▸ What to do
Copy exactly, and only, the lines between the line holding "Recreate this image" and the line holding "function fmt(v, d)", inclusive; skip the pictures.

*-*-*

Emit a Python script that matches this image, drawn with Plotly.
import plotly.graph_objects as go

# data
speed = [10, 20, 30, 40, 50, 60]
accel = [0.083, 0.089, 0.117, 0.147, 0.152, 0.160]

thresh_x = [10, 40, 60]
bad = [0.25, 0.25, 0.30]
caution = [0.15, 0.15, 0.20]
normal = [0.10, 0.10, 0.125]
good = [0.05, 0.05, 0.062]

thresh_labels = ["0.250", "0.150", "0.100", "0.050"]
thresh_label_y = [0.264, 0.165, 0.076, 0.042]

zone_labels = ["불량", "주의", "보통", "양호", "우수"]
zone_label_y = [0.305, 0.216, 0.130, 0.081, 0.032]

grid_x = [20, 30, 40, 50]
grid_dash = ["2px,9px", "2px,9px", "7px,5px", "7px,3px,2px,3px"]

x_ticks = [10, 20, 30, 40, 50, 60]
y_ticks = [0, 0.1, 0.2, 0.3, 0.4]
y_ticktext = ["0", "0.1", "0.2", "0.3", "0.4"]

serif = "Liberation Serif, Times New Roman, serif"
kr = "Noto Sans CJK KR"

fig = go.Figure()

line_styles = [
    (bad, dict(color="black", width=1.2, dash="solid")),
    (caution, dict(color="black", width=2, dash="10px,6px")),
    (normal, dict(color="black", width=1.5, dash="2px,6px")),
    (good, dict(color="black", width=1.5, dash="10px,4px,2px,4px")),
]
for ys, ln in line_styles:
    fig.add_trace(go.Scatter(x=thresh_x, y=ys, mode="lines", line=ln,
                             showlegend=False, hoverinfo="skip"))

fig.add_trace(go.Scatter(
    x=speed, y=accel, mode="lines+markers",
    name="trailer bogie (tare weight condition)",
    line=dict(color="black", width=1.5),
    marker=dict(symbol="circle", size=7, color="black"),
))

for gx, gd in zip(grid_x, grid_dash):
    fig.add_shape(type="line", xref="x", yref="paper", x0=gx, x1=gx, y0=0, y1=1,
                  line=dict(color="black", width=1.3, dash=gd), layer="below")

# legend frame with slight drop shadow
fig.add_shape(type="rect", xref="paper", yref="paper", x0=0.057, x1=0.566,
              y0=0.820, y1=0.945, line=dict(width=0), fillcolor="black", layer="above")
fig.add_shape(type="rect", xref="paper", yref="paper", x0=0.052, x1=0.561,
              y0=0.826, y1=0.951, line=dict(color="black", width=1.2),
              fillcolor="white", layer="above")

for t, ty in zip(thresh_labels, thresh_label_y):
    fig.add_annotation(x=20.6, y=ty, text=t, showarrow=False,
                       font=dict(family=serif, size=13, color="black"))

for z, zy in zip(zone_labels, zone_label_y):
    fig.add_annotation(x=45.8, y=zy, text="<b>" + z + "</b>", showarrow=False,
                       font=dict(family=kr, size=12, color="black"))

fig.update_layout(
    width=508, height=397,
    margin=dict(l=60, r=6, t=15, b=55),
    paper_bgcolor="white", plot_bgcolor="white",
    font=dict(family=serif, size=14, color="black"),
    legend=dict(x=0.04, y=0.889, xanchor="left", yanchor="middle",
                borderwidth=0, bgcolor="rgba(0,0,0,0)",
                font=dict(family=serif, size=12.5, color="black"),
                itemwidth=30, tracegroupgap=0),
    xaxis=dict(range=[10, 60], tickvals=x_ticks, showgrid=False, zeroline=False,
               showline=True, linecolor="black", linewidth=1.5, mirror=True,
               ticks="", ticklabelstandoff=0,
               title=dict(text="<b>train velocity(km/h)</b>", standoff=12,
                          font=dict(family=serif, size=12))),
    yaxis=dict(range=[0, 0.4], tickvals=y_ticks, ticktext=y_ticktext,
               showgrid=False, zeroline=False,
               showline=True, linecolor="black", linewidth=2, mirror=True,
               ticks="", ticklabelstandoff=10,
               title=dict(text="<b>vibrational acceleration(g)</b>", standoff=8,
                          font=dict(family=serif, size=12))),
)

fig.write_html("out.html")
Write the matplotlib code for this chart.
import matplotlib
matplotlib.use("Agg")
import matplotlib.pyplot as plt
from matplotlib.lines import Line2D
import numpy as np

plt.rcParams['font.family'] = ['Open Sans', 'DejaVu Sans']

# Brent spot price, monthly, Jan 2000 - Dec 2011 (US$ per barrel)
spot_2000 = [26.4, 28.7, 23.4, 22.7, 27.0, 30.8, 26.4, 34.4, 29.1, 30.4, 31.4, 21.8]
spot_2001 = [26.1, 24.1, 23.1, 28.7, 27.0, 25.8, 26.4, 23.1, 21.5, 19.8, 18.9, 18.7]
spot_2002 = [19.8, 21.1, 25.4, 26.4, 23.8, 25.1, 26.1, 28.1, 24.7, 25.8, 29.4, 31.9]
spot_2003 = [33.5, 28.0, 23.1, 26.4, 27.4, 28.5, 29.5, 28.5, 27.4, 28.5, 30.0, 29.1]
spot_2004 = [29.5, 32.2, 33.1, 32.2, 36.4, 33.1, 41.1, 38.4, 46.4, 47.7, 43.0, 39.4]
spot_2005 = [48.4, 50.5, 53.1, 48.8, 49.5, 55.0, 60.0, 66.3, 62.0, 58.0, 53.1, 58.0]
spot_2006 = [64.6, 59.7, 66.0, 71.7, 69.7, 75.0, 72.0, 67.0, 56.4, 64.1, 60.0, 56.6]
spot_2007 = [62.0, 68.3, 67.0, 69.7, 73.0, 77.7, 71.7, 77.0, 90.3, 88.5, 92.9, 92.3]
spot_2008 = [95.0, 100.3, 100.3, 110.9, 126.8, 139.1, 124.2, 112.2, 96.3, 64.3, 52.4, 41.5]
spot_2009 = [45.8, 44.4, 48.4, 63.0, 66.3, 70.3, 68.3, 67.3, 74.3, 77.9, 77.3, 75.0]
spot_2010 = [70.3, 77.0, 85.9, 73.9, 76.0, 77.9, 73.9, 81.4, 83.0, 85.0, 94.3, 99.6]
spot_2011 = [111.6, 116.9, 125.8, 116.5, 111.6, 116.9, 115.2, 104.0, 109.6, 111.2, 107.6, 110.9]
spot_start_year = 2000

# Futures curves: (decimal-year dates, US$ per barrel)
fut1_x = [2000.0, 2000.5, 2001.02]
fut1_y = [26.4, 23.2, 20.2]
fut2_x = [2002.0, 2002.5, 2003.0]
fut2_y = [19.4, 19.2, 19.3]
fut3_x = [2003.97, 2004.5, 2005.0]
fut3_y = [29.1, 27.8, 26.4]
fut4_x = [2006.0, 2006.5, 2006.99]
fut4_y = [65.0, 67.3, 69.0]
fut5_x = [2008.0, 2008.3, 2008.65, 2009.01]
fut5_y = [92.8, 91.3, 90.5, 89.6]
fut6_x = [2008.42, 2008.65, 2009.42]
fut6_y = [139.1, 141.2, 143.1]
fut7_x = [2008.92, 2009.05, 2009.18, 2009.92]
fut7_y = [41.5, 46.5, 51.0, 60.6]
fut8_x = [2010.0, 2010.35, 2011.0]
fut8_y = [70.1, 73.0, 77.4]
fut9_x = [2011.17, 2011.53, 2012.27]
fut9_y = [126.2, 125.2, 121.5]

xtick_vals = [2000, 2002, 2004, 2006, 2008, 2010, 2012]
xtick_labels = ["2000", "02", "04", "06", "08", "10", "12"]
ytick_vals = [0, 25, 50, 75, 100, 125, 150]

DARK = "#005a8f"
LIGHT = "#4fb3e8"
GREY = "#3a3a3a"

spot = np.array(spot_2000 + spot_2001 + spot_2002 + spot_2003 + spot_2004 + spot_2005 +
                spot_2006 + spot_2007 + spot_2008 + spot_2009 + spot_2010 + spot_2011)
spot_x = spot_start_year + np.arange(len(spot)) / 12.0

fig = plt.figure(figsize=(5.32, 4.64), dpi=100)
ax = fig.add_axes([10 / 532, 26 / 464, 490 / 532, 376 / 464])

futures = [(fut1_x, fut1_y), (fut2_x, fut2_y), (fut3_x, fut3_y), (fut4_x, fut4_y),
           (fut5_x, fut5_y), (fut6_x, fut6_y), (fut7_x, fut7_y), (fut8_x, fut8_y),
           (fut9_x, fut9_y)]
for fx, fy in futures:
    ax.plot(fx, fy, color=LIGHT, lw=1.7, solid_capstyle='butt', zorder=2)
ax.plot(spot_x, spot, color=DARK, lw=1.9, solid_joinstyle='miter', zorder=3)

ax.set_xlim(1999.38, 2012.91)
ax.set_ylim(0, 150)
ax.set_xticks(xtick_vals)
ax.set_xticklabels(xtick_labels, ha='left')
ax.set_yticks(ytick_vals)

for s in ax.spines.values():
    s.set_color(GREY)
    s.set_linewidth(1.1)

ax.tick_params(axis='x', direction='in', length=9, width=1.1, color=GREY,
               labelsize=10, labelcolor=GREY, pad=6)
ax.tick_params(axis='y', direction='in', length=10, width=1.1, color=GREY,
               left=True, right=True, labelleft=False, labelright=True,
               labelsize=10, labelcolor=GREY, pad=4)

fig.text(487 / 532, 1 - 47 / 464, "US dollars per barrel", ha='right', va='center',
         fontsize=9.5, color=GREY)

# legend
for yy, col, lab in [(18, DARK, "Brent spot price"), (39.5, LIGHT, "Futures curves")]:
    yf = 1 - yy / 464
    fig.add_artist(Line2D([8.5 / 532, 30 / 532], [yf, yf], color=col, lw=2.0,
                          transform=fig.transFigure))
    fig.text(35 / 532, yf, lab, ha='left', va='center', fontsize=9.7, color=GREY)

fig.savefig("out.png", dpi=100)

*-*-*

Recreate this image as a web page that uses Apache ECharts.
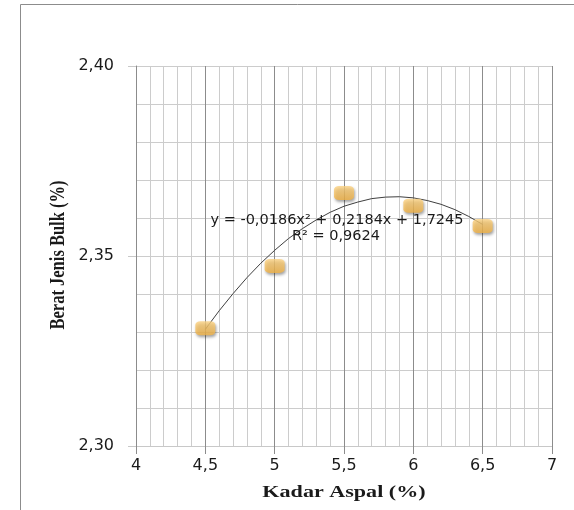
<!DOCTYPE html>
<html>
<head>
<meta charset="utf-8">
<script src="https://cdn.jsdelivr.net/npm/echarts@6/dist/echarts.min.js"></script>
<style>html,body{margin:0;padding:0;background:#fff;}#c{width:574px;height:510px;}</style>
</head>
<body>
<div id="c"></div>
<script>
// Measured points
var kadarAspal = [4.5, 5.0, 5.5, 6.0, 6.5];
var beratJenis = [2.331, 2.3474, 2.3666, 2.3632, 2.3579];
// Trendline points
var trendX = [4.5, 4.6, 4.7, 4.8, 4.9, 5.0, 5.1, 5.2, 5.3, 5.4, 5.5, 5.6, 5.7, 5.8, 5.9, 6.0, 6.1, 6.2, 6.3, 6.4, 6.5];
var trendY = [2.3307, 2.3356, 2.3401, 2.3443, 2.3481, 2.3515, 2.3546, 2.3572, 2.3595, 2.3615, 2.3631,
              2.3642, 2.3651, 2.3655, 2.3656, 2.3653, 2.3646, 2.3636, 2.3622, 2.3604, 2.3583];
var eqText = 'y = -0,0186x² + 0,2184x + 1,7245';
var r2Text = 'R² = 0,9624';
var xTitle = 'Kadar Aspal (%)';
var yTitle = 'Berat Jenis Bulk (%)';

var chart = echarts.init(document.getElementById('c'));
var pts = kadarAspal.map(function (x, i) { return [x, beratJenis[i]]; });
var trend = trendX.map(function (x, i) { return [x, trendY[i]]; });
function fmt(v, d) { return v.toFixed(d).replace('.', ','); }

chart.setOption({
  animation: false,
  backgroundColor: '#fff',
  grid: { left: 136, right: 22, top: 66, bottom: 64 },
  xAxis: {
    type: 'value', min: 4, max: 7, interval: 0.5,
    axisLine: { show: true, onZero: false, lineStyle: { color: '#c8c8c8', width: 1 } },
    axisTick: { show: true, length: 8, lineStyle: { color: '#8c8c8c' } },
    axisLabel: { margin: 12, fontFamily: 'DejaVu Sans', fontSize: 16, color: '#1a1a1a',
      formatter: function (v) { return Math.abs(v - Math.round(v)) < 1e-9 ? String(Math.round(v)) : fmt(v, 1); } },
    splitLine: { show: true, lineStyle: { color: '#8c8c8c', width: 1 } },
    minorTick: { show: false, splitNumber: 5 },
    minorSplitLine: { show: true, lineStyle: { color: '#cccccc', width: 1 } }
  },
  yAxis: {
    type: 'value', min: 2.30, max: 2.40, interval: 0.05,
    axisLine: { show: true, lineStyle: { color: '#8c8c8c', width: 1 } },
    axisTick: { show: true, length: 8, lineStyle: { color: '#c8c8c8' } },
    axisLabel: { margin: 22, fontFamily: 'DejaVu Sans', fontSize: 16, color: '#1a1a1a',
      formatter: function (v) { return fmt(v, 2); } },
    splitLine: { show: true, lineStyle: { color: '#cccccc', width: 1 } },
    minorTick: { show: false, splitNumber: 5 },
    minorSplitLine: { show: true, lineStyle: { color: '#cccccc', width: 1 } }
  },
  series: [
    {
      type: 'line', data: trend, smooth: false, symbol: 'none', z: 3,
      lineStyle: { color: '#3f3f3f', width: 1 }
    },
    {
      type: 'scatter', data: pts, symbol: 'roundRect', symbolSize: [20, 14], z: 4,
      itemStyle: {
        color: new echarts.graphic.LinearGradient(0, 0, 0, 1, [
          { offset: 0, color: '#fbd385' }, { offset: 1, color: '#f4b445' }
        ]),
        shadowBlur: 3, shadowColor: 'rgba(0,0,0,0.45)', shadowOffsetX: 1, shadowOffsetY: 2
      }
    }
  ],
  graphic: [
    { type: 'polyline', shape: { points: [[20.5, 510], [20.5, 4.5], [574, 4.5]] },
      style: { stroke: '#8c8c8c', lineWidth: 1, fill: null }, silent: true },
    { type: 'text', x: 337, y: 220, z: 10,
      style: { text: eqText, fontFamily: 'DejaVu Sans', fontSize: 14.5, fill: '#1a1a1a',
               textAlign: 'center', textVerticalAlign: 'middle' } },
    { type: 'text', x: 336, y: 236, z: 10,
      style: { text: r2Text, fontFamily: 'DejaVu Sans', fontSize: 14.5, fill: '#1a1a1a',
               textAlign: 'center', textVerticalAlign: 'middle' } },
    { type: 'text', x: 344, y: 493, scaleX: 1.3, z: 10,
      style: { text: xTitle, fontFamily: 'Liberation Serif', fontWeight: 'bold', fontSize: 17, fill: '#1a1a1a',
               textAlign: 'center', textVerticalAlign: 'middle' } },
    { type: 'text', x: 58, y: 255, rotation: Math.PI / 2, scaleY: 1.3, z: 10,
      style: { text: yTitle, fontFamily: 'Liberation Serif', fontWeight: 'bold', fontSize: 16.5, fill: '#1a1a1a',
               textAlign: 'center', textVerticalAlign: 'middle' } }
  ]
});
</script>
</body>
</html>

*-*-*

▸ Expected answer
Recreate this image as a web page that uses Apache ECharts.
<!DOCTYPE html>
<html>
<head>
<meta charset="utf-8">
<script src="https://cdn.jsdelivr.net/npm/echarts@6/dist/echarts.min.js"></script>
<style>html,body{margin:0;padding:0;background:#fff;}#c{width:574px;height:510px;}</style>
</head>
<body>
<div id="c"></div>
<script>
// Measured points
var kadarAspal = [4.5, 5.0, 5.5, 6.0, 6.5];
var beratJenis = [2.331, 2.3474, 2.3666, 2.3632, 2.3579];
// Trendline points
var trendX = [4.5, 4.6, 4.7, 4.8, 4.9, 5.0, 5.1, 5.2, 5.3, 5.4, 5.5, 5.6, 5.7, 5.8, 5.9, 6.0, 6.1, 6.2, 6.3, 6.4, 6.5];
var trendY = [2.3307, 2.3356, 2.3401, 2.3443, 2.3481, 2.3515, 2.3546, 2.3572, 2.3595, 2.3615, 2.3631,
              2.3642, 2.3651, 2.3655, 2.3656, 2.3653, 2.3646, 2.3636, 2.3622, 2.3604, 2.3583];
var eqText = 'y = -0,0186x² + 0,2184x + 1,7245';
var r2Text = 'R² = 0,9624';
var xTitle = 'Kadar Aspal (%)';
var yTitle = 'Berat Jenis Bulk (%)';

var chart = echarts.init(document.getElementById('c'));
var pts = kadarAspal.map(function (x, i) { return [x, beratJenis[i]]; });
var trend = trendX.map(function (x, i) { return [x, trendY[i]]; });
function fmt(v, d) { return v.toFixed(d).replace('.', ','); }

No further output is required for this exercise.